The Black Orlov satisfies all of these criteria. Its carbonado nature makes it visually dramatic and scientifically unusual. Its alleged Indian origin invokes the colonial-era Western fascination with the subcontinent as a source of both fabulous wealth and dangerous mystery. The deaths — whether real or embellished — provide the necessary tragic element. And the gap in its documented history before the mid-twentieth century provides the space in which the legend can operate without contradiction from the record.

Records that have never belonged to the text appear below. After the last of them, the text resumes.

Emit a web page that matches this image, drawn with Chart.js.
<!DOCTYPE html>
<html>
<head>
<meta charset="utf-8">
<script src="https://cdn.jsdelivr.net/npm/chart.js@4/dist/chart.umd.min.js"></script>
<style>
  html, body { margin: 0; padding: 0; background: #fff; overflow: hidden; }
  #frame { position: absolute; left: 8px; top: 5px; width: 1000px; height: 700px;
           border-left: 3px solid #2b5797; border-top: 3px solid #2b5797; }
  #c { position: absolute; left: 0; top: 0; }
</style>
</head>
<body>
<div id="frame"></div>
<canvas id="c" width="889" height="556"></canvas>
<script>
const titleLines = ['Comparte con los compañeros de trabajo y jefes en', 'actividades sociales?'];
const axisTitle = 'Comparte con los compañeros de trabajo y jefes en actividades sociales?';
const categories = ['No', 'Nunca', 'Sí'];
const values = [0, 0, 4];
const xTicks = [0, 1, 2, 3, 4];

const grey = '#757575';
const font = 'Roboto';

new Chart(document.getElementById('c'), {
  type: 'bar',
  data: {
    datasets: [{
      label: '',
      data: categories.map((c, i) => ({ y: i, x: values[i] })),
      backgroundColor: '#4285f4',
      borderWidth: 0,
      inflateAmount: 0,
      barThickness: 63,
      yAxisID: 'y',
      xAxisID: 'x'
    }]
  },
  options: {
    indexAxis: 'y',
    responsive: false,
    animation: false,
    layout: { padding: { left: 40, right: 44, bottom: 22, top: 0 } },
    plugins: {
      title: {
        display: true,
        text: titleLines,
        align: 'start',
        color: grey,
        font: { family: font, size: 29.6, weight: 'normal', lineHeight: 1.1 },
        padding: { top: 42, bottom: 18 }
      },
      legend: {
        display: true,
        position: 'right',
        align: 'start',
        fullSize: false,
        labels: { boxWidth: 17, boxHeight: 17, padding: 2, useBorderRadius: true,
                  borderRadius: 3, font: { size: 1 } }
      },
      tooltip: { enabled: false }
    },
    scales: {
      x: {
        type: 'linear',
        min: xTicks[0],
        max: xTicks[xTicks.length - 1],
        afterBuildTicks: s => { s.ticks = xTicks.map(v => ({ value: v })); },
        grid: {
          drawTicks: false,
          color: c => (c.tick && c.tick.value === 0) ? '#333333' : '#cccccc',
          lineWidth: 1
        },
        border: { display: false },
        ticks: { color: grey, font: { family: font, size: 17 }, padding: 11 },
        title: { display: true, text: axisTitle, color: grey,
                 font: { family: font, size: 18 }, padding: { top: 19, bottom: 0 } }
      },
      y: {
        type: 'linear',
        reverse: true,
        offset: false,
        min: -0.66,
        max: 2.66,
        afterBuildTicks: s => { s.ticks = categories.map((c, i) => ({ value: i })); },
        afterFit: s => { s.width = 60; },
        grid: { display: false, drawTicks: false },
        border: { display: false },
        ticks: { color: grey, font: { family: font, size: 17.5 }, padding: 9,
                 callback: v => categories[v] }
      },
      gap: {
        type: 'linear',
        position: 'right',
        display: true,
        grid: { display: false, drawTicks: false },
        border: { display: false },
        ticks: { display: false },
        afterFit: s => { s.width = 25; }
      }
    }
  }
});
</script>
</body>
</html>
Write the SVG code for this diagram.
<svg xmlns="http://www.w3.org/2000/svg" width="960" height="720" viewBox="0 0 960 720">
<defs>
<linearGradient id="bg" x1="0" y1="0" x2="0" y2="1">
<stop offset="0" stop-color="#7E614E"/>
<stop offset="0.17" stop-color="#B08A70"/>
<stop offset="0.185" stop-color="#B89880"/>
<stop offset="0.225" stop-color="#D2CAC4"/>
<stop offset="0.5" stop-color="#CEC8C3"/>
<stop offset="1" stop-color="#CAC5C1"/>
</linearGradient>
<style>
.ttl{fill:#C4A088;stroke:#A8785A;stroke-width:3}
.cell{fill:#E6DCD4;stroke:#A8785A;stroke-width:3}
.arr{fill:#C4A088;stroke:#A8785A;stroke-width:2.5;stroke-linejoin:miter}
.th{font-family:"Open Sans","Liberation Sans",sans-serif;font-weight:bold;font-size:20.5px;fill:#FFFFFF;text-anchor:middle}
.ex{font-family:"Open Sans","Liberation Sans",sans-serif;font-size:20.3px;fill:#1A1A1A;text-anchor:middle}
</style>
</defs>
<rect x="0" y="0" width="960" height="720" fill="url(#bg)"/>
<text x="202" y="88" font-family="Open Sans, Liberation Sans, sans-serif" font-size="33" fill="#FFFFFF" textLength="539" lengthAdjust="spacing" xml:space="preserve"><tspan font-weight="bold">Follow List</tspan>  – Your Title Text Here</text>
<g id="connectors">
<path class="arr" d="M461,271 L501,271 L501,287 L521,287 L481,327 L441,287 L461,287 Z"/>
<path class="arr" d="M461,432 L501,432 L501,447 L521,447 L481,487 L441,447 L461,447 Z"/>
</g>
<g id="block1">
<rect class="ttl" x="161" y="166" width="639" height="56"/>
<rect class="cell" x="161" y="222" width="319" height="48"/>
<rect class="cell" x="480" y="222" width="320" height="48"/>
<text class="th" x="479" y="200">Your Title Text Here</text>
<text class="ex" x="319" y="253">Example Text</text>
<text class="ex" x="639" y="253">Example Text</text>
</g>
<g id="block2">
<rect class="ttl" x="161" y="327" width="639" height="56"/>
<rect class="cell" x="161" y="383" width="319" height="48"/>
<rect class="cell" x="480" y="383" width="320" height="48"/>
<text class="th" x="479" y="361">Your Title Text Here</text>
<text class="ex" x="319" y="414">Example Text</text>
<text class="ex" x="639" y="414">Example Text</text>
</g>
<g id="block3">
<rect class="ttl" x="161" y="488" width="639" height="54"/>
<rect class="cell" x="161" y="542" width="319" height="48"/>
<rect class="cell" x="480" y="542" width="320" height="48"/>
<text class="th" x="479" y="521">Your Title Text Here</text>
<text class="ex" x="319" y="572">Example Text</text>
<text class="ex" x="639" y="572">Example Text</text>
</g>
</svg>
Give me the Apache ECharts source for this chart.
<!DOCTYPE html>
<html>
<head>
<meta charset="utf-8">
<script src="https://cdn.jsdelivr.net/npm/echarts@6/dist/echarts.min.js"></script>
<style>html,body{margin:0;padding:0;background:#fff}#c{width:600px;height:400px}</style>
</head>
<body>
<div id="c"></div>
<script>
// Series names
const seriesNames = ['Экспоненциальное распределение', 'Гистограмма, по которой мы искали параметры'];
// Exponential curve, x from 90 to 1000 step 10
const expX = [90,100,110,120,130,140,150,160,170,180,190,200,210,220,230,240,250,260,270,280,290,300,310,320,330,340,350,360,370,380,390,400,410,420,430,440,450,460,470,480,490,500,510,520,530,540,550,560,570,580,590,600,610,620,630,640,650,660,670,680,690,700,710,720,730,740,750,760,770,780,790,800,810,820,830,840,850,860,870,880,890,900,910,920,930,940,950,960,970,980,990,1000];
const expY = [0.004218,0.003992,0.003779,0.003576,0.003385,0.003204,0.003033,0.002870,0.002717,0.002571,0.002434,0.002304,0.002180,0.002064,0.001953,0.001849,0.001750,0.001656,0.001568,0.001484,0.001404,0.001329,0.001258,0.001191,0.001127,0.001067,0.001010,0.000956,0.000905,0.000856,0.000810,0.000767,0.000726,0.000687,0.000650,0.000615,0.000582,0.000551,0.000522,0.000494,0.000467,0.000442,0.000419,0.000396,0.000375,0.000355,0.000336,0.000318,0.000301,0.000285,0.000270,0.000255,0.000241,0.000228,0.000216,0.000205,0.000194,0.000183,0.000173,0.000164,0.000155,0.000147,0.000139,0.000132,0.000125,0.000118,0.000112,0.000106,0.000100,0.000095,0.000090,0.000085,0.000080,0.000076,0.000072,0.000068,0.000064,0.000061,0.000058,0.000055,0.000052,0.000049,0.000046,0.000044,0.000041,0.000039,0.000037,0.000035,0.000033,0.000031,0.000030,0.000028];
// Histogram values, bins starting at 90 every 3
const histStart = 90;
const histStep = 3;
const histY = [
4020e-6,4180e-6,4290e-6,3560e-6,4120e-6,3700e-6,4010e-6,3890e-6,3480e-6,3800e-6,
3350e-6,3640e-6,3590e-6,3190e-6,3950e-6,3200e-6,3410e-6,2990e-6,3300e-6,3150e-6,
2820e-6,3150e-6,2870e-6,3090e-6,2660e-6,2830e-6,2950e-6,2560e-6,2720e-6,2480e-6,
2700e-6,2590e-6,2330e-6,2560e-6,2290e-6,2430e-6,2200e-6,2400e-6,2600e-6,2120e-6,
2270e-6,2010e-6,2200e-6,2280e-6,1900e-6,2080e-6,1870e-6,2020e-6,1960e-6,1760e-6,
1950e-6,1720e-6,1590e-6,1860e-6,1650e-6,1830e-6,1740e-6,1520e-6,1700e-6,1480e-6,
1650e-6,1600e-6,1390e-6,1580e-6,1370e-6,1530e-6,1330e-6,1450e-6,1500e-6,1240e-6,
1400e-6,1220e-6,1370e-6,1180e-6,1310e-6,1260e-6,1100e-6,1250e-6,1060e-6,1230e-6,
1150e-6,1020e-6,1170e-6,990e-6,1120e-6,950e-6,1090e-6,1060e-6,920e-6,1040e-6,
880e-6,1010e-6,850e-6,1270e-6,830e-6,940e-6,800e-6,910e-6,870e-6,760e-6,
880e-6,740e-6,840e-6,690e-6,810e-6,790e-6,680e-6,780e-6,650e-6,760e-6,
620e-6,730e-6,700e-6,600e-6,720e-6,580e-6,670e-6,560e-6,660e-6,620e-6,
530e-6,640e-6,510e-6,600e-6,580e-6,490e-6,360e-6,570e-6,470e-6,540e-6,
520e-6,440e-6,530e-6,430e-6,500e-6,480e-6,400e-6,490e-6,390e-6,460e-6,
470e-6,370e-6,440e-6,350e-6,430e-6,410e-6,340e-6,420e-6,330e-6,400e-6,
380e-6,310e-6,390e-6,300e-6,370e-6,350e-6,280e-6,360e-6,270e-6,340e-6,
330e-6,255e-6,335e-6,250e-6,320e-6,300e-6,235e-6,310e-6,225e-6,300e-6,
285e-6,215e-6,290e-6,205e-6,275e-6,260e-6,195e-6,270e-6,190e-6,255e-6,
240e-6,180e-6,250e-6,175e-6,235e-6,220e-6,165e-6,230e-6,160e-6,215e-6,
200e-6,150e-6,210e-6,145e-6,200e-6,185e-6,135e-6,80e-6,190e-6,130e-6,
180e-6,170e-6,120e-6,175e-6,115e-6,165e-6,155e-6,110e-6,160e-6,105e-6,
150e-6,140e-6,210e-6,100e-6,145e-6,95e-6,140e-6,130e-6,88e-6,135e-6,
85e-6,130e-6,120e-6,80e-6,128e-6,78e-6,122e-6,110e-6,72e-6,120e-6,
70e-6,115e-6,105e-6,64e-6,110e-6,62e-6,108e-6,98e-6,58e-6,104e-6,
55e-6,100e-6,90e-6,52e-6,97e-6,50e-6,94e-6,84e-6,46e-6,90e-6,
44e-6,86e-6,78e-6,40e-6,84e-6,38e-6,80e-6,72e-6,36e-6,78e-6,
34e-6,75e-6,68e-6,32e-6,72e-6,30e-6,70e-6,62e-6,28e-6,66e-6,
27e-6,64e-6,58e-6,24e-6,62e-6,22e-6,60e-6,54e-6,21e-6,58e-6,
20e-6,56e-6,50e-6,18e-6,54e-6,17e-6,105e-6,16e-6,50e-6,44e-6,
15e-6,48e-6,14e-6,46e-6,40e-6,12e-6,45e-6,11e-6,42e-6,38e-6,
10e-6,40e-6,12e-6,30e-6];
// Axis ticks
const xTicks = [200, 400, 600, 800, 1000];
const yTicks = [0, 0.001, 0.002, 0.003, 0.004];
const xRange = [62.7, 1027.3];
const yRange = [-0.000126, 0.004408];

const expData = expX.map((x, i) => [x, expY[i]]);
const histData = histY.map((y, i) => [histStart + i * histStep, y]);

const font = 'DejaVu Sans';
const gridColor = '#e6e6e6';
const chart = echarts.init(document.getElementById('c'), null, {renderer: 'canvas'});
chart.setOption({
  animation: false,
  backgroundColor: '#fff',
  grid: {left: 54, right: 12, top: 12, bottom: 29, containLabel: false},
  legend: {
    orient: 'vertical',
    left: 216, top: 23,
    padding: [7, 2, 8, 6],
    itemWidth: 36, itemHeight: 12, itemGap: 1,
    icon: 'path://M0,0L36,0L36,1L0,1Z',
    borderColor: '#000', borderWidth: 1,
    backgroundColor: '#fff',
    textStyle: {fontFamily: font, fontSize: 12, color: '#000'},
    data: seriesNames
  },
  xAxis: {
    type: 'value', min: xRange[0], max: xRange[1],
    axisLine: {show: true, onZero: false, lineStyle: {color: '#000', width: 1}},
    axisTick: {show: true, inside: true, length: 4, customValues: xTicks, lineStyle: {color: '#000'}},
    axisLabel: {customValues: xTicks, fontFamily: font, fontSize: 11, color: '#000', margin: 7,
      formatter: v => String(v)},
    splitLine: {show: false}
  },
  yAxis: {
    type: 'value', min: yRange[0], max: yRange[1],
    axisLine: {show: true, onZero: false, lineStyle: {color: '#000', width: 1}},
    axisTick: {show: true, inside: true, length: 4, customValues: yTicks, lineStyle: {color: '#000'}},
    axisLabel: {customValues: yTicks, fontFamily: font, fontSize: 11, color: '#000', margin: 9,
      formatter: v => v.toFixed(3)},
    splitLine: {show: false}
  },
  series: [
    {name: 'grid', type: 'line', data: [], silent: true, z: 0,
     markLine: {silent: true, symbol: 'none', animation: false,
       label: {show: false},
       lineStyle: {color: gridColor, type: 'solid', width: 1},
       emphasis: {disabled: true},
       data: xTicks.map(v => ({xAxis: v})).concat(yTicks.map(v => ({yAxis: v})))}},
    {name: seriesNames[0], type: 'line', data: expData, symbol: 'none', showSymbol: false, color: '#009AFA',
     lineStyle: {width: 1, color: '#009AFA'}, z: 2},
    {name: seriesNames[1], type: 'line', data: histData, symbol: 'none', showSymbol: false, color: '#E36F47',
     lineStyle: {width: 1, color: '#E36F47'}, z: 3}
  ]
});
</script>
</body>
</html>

This is not to say that the people named in the curse narrative did not exist, or that no misfortune befell them. It is to say that the causal chain — stone stolen from idol, curse invoked, owners die — is a narrative construction, not a documented sequence of events. The gem itself is a remarkable natural object with a genuine and interesting scientific history. The curse is a story about the gem, and like all such stories, it tells us as much about the cultures that tell it as about the stone at its centre.

Summary of Key Facts

  • The Black Orlov is a 67.50-carat carbonado (polycrystalline) diamond of steel-grey to black colour, currently set in a white diamond and platinum brooch-necklace.
  • The curse narrative claims three suicides among its owners in the early twentieth century: J. W. Paris (1932) and two Russian aristocrats (1947).
  • No primary source documentation has been publicly identified to verify these deaths or their connection to the stone.
  • The stone's alleged origin as an eye of a Brahma idol in Pondicherry is entirely unverified and structurally similar to fabricated elements of the Hope Diamond legend.
  • The stone was reportedly recut in the 1950s by Charles F. Winson, purportedly to break the curse; its pre-recutting history is undocumented.
  • The stone sold at Christie's in 2004 for approximately $352,000 and has been exhibited at major natural history museums.
  • The curse narrative is considered gemstone folklore, not documented history, by gemmological authorities.